Objective
Reproduce the data exactly and drop any pictures it holds.

Data excerpt

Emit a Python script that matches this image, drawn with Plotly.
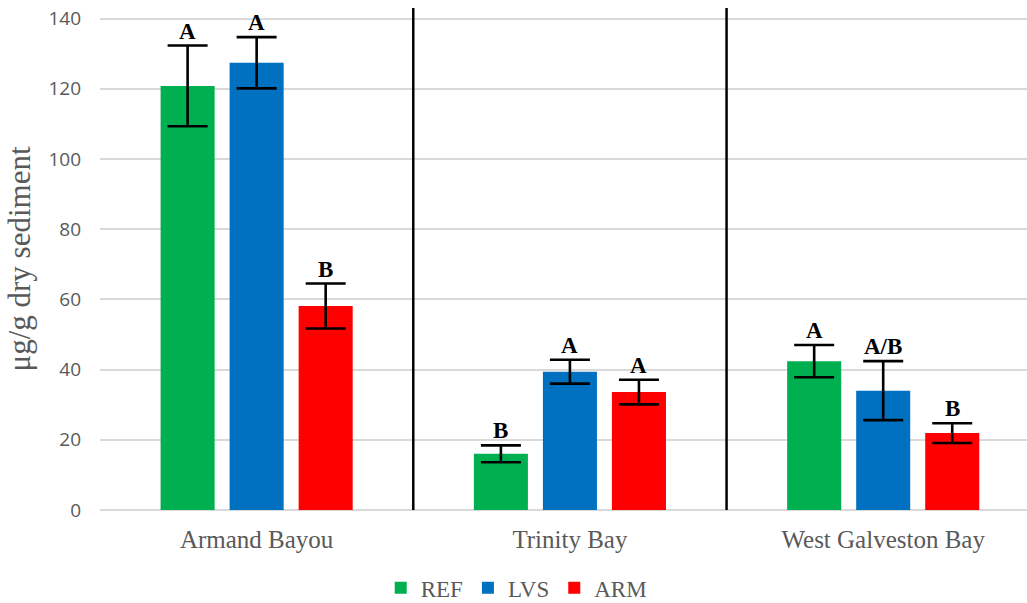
import plotly.graph_objects as go

sites = ["Armand Bayou", "Trinity Bay", "West Galveston Bay"]
series_names = ["REF", "LVS", "ARM"]
series_colors = ["#00B050", "#0070C0", "#FF0000"]

ref_vals = [120.8, 16.0, 42.4]
ref_err = [11.5, 2.4, 4.6]
ref_letters = ["A", "B", "A"]

lvs_vals = [127.4, 39.4, 34.0]
lvs_err = [7.3, 3.4, 8.4]
lvs_letters = ["A", "A", "A/B"]

arm_vals = [58.1, 33.6, 21.9]
arm_err = [6.4, 3.5, 2.8]
arm_letters = ["B", "A", "B"]

y_ticks = [0, 20, 40, 60, 80, 100, 120, 140]

values = [ref_vals, lvs_vals, arm_vals]
errors = [ref_err, lvs_err, arm_err]
letters = [ref_letters, lvs_letters, arm_letters]

serif = "Liberation Serif"
grey = "#595959"

fig = go.Figure()
for name, color, v, e in zip(series_names, series_colors, values, errors):
    fig.add_trace(go.Bar(
        x=sites, y=v, name=name, marker=dict(color=color, line=dict(width=0)),
        error_y=dict(type="data", array=e, visible=True, color="black",
                     thickness=2.6, width=20),
    ))

# significance letters above each error bar
slot_px = 69
for k, (v, e, l) in enumerate(zip(values, errors, letters)):
    for i, site in enumerate(sites):
        fig.add_annotation(
            x=site, y=v[i] + e[i], text=f"<b>{l[i]}</b>", showarrow=False,
            xshift=(k - 1) * slot_px, yanchor="bottom", yshift=0,
            font=dict(family=serif, size=23, color="black"),
        )

# separators between sites
for xpos in [0.5, 1.5]:
    fig.add_shape(type="line", xref="x", yref="paper", x0=xpos, x1=xpos,
                  y0=0, y1=1, line=dict(color="black", width=2.5))

fig.update_layout(
    width=1027, height=603,
    margin=dict(l=100, r=0, t=8, b=93, autoexpand=False),
    paper_bgcolor="white", plot_bgcolor="white",
    font=dict(family=serif, color=grey),
    barmode="group", bargap=0.339, bargroupgap=0.217,
    showlegend=True,
    legend=dict(orientation="h", x=0.449, xanchor="center", y=-0.155,
                yanchor="middle", font=dict(family=serif, size=23, color=grey),
                itemwidth=30, tracegroupgap=0),
    xaxis=dict(range=[-0.5, 2.459], showgrid=False, zeroline=False,
               showline=False, ticks="", ticklabelstandoff=12,
               automargin=False,
               tickfont=dict(family=serif, size=25, color=grey)),
    yaxis=dict(range=[0, 143], tickvals=y_ticks, showgrid=True,
               gridcolor="#D9D9D9", gridwidth=1.5, zeroline=True,
               zerolinecolor="#D9D9D9", zerolinewidth=1.5, ticks="",
               ticklabelstandoff=18, automargin=False,
               tickfont=dict(family="Open Sans", size=19, color=grey),
               title=dict(text="μg/g dry sediment", standoff=8,
                          font=dict(family=serif, size=31, color=grey))),
)

fig.write_html("out.html")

Final result
Emit a Python script that matches this image, drawn with Plotly.
import plotly.graph_objects as go

sites = ["Armand Bayou", "Trinity Bay", "West Galveston Bay"]
series_names = ["REF", "LVS", "ARM"]
series_colors = ["#00B050", "#0070C0", "#FF0000"]

ref_vals = [120.8, 16.0, 42.4]
ref_err = [11.5, 2.4, 4.6]
ref_letters = ["A", "B", "A"]

lvs_vals = [127.4, 39.4, 34.0]
lvs_err = [7.3, 3.4, 8.4]
lvs_letters = ["A", "A", "A/B"]

arm_vals = [58.1, 33.6, 21.9]
arm_err = [6.4, 3.5, 2.8]
arm_letters = ["B", "A", "B"]

y_ticks = [0, 20, 40, 60, 80, 100, 120, 140]

values = [ref_vals, lvs_vals, arm_vals]
errors = [ref_err, lvs_err, arm_err]
letters = [ref_letters, lvs_letters, arm_letters]

serif = "Liberation Serif"
grey = "#595959"

fig = go.Figure()
for name, color, v, e in zip(series_names, series_colors, values, errors):
    fig.add_trace(go.Bar(
        x=sites, y=v, name=name, marker=dict(color=color, line=dict(width=0)),
        error_y=dict(type="data", array=e, visible=True, color="black",
                     thickness=2.6, width=20),
    ))

# significance letters above each error bar
slot_px = 69
for k, (v, e, l) in enumerate(zip(values, errors, letters)):
    for i, site in enumerate(sites):
        fig.add_annotation(
            x=site, y=v[i] + e[i], text=f"<b>{l[i]}</b>", showarrow=False,
            xshift=(k - 1) * slot_px, yanchor="bottom", yshift=0,
            font=dict(family=serif, size=23, color="black"),
        )

# separators between sites
for xpos in [0.5, 1.5]:
    fig.add_shape(type="line", xref="x", yref="paper", x0=xpos, x1=xpos,
                  y0=0, y1=1, line=dict(color="black", width=2.5))

fig.update_layout(
    width=1027, height=603,
    margin=dict(l=100, r=0, t=8, b=93, autoexpand=False),
    paper_bgcolor="white", plot_bgcolor="white",
    font=dict(family=serif, color=grey),
    barmode="group", bargap=0.339, bargroupgap=0.217,
    showlegend=True,
    legend=dict(orientation="h", x=0.449, xanchor="center", y=-0.155,
                yanchor="middle", font=dict(family=serif, size=23, color=grey),
                itemwidth=30, tracegroupgap=0),
    xaxis=dict(range=[-0.5, 2.459], showgrid=False, zeroline=False,
               showline=False, ticks="", ticklabelstandoff=12,
               automargin=False,
               tickfont=dict(family=serif, size=25, color=grey)),
    yaxis=dict(range=[0, 143], tickvals=y_ticks, showgrid=True,
               gridcolor="#D9D9D9", gridwidth=1.5, zeroline=True,
               zerolinecolor="#D9D9D9", zerolinewidth=1.5, ticks="",
               ticklabelstandoff=18, automargin=False,
               tickfont=dict(family="Open Sans", size=19, color=grey),
               title=dict(text="μg/g dry sediment", standoff=8,
                          font=dict(family=serif, size=31, color=grey))),
)

fig.write_html("out.html")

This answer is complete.